Recently, there is a discussion on wheather the attention can be used to intepret deep models, see “Attention is not not Explanation” and “Attention is not not Explanation“. However, I want to introduce a simple but powerful attribution method to interpret deep models. This method is Integrated Gradients, proposed by a Google’s paper “Axiomatic Attribution for Deep Networks“.

In short, the attribution for the ith feature of the input is defined as the path intergral of the gradients along the straightline path from the baseline x^{\prime}_i to the input x_i:

\text { IntegratedGrads }_{i}(x)::=\left(x_{i}-x_{i}^{\prime}\right) \times \int_{\alpha=0}^{1} \frac{\partial F\left(x^{\prime}+\alpha \times\left(x-x^{\prime}\right)\right)}{\partial x_{i}} d \alpha

F: \mathrm{R}^{n} \rightarrow[0,1] represents a deep network. \frac{\partial F(x)}{\partial x_{i}} is the gradient of F(x) along the ith dimension.

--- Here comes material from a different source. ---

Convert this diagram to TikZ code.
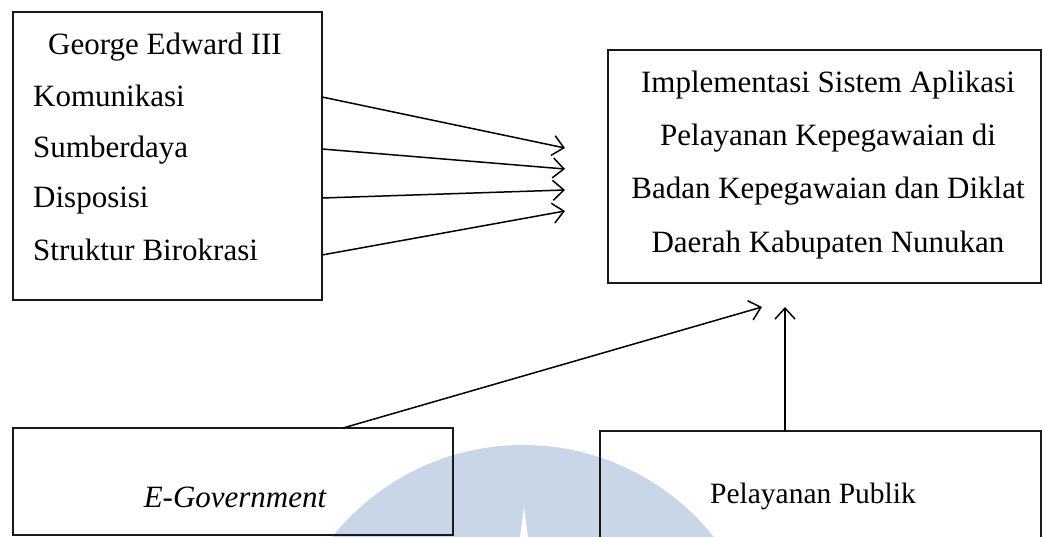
\documentclass[tikz,border=0pt]{standalone}
\usepackage{fontspec}
\setmainfont{Liberation Serif}
\usetikzlibrary{arrows.meta}
\definecolor{wm}{HTML}{C9D6E8}
\begin{document}
\begin{tikzpicture}[x=1pt,y=-1pt,
  box/.style={draw=black!90,line width=1.6pt},
  txt/.style={inner sep=0pt,font=\fontsize{31}{36}\selectfont},
  conn/.style={line width=1.5pt,-{Straight Barb[length=11pt,width=20pt,line width=1.5pt]}}]
\useasboundingbox (0,0) rectangle (1043,537);
% watermark
\begin{scope}
\clip (0,0) rectangle (1043,537);
\fill[wm] (523,689) circle (244);
\fill[white] (524,507) -- (528,537) -- (520,537) -- cycle;
\end{scope}
% boxes
\draw[box] (13,12) rectangle (322,300);
\draw[box] (608,50) rectangle (1041,283);
\draw[box] (13,428) rectangle (453,535);
\draw[box] (600,431) rectangle (1041,540);
% left box text
\node[txt,anchor=base] (ge) at (165,55) {George Edward III};
\node[txt,anchor=base west] (kom) at (33,107) {Komunikasi};
\node[txt,anchor=base west] (sum) at (33,158) {Sumberdaya};
\node[txt,anchor=base west] (dis) at (33,208) {Disposisi};
\node[txt,anchor=base west] (str) at (33,260) {Struktur Birokrasi};
% right box text
\node[txt,anchor=base] (i1) at (828,93) {Implementasi Sistem Aplikasi};
\node[txt,anchor=base] (i2) at (828,146) {Pelayanan Kepegawaian di};
\node[txt,anchor=base] (i3) at (828,199) {Badan Kepegawaian dan Diklat};
\node[txt,anchor=base] (i4) at (828,252) {Daerah Kabupaten Nunukan};
% bottom texts
\node[txt,anchor=base] (eg) at (235,507) {\itshape E-Government};
\node[inner sep=0pt,anchor=base,font=\fontsize{29.5}{34}\selectfont] (pp) at (813,503) {Pelayanan Publik};
% connectors
\coordinate (s1) at (322,97);  \coordinate (e1) at (565,148);
\coordinate (s2) at (322,149); \coordinate (e2) at (565,169);
\coordinate (s3) at (322,198); \coordinate (e3) at (565,190);
\coordinate (s4) at (322,255); \coordinate (e4) at (565,211);
\draw[conn] (s1) -- (e1);
\draw[conn] (s2) -- (e2);
\draw[conn] (s3) -- (e3);
\draw[conn] (s4) -- (e4);
\coordinate (eg0) at (343,428); \coordinate (eg1) at (762,307);
\draw[conn] (eg0) -- (eg1);
\coordinate (pp0) at (785,431); \coordinate (pp1) at (785,307);
\draw[conn] (pp0) -- (pp1);
\end{tikzpicture}
\end{document}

So we can see that we need two steps to use this method:

- Selecting a Benchmark. The paper recommend to use the baseline which has a near-zero score. For CV, it can be a black image or an adversarial example that has a zero score for a given input label (say elephant), by applying a tiny, carefully-designed perturbation to an image with a very different label (say microscope). For text based networks, we have found that the all zero input embedding vector is a good baseline.
- Computing Integrated Gradients. It can be calculated by simply summing the gradients at points occurring at sufficiently small intervals along the straightline path from the baseline x^{\prime} to the input x.

\begin{array}{r}

\text { IntegratedGrads }_{i}^{a p p r o x}(x)::= \left(x_{i}-x_{i}^{\prime}\right) \times \Sigma_{k=1}^{m} \frac{\left.\partial F\left(x^{\prime}+\frac{k}{m} \times\left(x-x^{\prime}\right)\right)\right)}{\partial x_{i}} \times \frac{1}{m}

\end{array}

This method is implemented in the captum, which is a model interpretability and understanding library for PyTorch.

What’s more, the paper uses a lot of space to prove some good properties of this method:

- Sensitivity: for every input and baseline that differ in one feature but have different predictions, the differing feature should be given a non-zero attribution.
- Implementation Invariance: the attributions are always identical for two functionally equivalent networks.
- Completeness: the attributions add up to the difference between the output of F at the input x and the baseline x^{\prime}.
- Linearity: the attributions for a \cdot f_1 + b \cdot f_2 to be the weighted sum of the attributions for f_1 and f_2 with weights a and b respectively.
- Symmetry-Preserving: for all inputs that have identical values for symmetric variables and baselines that have identical values for symmetric variables, the symmetric variables receive identical attributions.